■ Problem
Repeat exactly, and only, the lines below starting at the line that contains "Give me the matplotlib source for this chart." and ending at the line that contains "from matplotlib.transforms import", inclusive of both.

■ Record set
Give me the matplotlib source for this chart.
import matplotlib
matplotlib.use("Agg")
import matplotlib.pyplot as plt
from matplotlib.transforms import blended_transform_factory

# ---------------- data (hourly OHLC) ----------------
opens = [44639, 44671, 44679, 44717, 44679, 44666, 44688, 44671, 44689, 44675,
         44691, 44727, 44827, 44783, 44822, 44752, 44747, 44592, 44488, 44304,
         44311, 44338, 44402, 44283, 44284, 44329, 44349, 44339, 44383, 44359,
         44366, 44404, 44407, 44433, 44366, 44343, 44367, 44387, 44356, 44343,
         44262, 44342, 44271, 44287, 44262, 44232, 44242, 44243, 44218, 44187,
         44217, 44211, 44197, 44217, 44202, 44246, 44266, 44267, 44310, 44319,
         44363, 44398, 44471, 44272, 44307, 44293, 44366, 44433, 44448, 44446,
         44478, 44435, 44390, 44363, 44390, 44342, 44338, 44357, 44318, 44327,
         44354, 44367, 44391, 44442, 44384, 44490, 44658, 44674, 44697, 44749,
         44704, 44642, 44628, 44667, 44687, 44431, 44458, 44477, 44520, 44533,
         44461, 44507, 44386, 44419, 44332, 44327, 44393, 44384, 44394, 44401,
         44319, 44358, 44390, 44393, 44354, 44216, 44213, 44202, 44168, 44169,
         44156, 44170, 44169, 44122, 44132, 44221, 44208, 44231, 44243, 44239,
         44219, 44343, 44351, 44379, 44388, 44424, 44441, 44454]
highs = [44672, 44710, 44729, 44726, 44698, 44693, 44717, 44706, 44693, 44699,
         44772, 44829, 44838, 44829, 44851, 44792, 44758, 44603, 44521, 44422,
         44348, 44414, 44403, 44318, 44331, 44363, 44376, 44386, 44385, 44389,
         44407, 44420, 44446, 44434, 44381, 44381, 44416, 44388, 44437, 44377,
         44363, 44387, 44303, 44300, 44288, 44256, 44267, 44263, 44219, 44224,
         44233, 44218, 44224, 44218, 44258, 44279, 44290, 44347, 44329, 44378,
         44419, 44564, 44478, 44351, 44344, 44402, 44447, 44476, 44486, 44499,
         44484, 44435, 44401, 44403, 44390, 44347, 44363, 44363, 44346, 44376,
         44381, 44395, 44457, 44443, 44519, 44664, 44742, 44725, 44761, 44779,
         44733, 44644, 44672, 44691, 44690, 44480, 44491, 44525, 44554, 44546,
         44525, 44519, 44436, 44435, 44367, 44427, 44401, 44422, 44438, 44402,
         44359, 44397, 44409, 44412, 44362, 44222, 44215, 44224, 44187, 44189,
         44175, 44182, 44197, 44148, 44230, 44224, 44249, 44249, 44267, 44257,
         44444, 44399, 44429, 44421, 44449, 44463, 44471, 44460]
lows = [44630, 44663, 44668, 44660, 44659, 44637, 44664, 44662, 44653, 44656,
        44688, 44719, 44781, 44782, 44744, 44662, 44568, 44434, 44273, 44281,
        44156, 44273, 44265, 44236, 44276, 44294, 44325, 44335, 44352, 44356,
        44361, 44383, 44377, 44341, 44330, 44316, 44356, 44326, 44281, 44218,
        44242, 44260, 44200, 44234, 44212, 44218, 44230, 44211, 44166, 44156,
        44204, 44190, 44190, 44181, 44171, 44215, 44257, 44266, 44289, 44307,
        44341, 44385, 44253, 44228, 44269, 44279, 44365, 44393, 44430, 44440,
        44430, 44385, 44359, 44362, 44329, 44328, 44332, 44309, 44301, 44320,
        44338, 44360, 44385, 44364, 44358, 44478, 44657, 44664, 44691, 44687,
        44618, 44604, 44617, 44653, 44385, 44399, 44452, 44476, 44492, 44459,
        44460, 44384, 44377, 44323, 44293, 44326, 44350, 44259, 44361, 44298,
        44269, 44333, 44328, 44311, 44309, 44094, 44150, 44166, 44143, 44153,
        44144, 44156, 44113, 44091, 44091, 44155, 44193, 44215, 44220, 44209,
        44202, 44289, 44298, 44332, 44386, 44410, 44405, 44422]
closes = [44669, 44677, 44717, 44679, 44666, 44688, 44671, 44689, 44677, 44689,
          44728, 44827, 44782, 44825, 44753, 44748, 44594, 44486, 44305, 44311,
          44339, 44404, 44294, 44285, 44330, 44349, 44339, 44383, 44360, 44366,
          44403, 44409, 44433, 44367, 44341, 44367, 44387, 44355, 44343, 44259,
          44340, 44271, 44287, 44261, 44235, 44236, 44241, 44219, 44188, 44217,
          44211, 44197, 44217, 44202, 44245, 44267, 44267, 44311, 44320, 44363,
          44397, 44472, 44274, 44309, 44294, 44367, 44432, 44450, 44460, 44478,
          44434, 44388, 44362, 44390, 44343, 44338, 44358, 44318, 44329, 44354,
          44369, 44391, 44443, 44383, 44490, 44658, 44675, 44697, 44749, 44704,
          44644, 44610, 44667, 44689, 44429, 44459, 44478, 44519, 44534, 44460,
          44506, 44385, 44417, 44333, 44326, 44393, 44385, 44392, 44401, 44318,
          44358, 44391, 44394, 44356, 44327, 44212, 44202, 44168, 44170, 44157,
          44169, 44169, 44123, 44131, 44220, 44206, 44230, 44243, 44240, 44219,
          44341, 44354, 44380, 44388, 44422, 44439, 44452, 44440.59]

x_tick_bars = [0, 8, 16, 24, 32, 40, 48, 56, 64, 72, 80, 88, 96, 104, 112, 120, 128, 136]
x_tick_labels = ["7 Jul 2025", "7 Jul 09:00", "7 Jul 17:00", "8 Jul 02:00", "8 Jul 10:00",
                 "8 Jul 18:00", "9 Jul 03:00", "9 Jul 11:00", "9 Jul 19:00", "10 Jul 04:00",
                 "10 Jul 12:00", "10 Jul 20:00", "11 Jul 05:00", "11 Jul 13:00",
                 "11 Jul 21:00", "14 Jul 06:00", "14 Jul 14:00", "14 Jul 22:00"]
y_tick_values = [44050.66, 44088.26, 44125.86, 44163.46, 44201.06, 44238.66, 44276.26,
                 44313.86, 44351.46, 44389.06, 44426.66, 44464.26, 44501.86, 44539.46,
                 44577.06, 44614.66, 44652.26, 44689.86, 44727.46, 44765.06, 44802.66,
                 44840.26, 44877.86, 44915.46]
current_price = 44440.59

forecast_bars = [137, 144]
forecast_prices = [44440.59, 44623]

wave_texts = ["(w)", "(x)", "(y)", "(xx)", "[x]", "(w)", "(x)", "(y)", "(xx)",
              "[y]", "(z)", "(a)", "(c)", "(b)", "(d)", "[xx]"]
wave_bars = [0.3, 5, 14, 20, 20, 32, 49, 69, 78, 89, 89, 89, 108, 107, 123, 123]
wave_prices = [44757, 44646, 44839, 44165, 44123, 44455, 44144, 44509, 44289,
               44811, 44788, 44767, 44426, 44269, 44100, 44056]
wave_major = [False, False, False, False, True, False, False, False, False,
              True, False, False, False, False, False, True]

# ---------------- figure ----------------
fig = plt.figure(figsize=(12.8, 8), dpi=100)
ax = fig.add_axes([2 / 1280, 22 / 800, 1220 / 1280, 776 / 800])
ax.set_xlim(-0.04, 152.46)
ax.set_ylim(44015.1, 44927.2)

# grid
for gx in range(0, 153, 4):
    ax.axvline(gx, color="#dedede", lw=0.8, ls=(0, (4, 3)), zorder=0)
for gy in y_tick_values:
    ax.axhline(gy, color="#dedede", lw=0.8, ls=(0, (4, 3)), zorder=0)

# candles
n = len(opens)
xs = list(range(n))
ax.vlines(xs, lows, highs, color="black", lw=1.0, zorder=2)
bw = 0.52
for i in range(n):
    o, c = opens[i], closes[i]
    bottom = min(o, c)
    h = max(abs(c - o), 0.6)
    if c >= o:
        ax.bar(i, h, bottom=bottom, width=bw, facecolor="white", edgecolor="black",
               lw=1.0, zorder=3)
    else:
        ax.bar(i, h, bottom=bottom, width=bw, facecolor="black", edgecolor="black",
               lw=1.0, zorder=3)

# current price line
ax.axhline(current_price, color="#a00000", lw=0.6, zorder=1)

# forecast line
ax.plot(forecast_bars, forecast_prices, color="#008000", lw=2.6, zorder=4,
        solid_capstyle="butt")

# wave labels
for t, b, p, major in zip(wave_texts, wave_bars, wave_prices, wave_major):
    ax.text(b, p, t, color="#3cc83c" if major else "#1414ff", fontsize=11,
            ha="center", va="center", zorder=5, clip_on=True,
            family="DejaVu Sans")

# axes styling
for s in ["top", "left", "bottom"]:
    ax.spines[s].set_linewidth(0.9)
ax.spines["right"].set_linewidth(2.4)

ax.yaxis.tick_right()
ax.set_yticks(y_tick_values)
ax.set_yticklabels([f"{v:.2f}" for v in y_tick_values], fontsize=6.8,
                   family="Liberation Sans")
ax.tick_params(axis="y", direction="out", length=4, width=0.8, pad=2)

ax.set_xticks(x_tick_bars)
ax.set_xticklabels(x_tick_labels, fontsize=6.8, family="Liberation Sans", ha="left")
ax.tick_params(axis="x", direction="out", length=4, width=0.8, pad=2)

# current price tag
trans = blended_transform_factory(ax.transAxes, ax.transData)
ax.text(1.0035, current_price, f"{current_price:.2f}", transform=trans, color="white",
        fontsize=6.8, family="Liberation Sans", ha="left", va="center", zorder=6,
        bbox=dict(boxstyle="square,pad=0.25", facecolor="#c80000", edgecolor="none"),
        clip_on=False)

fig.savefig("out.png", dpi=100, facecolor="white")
* * *
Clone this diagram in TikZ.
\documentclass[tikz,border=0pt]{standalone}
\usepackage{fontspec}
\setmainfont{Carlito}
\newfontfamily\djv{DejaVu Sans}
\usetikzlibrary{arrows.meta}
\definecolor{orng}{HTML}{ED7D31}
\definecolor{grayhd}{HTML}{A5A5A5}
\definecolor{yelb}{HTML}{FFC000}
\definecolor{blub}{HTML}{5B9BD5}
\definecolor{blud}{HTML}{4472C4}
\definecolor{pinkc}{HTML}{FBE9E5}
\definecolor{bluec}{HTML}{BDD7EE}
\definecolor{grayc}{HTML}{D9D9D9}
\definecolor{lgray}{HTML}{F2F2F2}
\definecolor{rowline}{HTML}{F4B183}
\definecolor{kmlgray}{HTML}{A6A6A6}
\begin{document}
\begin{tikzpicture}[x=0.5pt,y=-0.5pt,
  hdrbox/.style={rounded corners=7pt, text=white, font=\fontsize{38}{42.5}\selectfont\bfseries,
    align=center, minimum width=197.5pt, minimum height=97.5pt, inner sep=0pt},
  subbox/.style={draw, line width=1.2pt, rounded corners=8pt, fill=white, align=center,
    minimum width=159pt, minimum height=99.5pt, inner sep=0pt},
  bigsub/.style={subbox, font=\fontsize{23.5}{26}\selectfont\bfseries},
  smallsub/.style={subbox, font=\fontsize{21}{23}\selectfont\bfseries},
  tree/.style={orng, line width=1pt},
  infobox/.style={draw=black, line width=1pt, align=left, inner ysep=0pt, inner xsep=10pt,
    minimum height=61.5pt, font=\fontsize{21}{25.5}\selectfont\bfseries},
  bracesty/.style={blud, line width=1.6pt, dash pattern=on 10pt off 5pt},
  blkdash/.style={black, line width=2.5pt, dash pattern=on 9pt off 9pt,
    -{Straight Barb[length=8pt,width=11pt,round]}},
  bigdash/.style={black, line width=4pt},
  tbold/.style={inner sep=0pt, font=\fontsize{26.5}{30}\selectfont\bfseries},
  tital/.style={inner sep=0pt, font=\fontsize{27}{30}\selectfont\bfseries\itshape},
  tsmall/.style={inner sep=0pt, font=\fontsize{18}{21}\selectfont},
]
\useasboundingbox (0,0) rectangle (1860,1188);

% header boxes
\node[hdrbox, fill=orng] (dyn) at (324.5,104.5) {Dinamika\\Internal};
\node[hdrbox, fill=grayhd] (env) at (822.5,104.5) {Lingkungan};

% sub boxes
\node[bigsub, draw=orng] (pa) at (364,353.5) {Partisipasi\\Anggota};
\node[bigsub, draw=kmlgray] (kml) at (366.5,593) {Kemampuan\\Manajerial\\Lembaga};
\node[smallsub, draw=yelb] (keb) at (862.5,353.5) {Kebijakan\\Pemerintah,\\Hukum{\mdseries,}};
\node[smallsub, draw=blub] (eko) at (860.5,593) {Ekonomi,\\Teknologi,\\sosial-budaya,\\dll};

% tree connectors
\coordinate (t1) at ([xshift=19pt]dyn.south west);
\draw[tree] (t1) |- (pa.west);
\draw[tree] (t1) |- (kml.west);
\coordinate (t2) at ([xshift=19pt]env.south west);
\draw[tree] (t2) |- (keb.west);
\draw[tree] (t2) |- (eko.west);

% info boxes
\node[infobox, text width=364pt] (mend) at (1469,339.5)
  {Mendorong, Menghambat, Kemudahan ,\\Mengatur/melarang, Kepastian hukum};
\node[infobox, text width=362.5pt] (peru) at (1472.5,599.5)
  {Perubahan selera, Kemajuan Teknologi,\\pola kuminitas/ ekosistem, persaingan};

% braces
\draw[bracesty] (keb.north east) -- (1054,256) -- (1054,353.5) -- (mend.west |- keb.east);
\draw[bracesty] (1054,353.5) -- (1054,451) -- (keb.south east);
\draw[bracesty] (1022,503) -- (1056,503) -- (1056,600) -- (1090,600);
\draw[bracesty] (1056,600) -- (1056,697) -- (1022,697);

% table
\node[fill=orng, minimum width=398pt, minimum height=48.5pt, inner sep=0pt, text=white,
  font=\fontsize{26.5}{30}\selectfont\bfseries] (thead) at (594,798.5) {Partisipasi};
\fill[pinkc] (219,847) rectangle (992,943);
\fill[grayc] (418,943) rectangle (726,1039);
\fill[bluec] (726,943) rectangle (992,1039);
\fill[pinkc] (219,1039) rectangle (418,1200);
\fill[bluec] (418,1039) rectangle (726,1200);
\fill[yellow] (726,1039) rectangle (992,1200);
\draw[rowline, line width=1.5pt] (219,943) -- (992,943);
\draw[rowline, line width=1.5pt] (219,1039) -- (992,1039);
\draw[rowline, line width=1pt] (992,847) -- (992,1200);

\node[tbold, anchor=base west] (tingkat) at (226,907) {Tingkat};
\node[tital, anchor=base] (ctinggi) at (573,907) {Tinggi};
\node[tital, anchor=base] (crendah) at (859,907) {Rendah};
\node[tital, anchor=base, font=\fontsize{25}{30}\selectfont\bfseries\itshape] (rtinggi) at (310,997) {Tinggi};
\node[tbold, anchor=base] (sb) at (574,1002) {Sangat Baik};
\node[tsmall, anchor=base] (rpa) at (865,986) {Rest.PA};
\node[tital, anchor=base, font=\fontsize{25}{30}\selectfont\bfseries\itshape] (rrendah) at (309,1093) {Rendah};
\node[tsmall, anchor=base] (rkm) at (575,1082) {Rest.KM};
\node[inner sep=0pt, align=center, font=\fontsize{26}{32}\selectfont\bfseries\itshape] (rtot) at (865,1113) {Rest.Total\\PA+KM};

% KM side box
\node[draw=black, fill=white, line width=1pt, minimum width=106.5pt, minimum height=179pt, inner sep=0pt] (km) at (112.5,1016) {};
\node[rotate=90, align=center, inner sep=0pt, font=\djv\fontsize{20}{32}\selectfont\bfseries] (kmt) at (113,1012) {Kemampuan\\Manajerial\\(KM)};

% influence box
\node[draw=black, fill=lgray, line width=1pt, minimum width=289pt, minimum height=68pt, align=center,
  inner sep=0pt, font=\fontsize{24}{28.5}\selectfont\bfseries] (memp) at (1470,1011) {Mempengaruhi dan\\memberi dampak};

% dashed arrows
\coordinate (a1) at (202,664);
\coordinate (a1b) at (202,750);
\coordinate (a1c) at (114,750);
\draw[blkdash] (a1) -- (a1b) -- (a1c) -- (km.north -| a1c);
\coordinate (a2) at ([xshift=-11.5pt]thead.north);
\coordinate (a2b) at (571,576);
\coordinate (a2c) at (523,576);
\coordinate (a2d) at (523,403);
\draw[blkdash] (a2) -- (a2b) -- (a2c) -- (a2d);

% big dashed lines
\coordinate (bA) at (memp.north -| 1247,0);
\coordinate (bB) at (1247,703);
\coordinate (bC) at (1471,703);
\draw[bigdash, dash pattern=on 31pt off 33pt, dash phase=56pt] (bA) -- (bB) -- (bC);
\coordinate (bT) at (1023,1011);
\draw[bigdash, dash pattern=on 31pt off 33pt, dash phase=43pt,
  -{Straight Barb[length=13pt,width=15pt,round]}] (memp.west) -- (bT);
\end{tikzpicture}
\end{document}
* * *
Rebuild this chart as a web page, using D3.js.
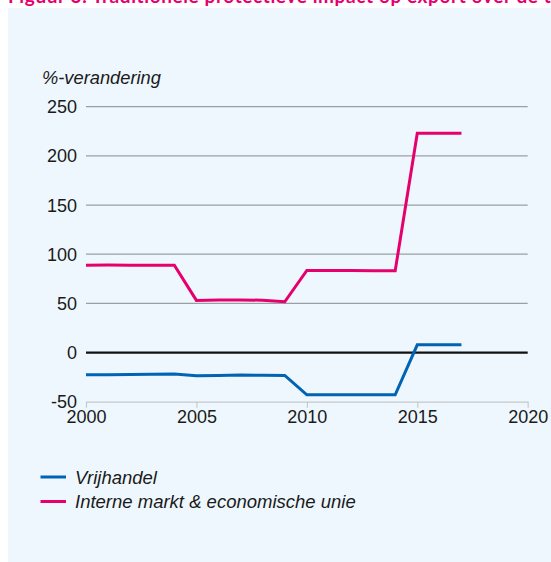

■ Answer to this task
Give me the matplotlib source for this chart.
import matplotlib
matplotlib.use("Agg")
import matplotlib.pyplot as plt
from matplotlib.transforms import blended_transform_factory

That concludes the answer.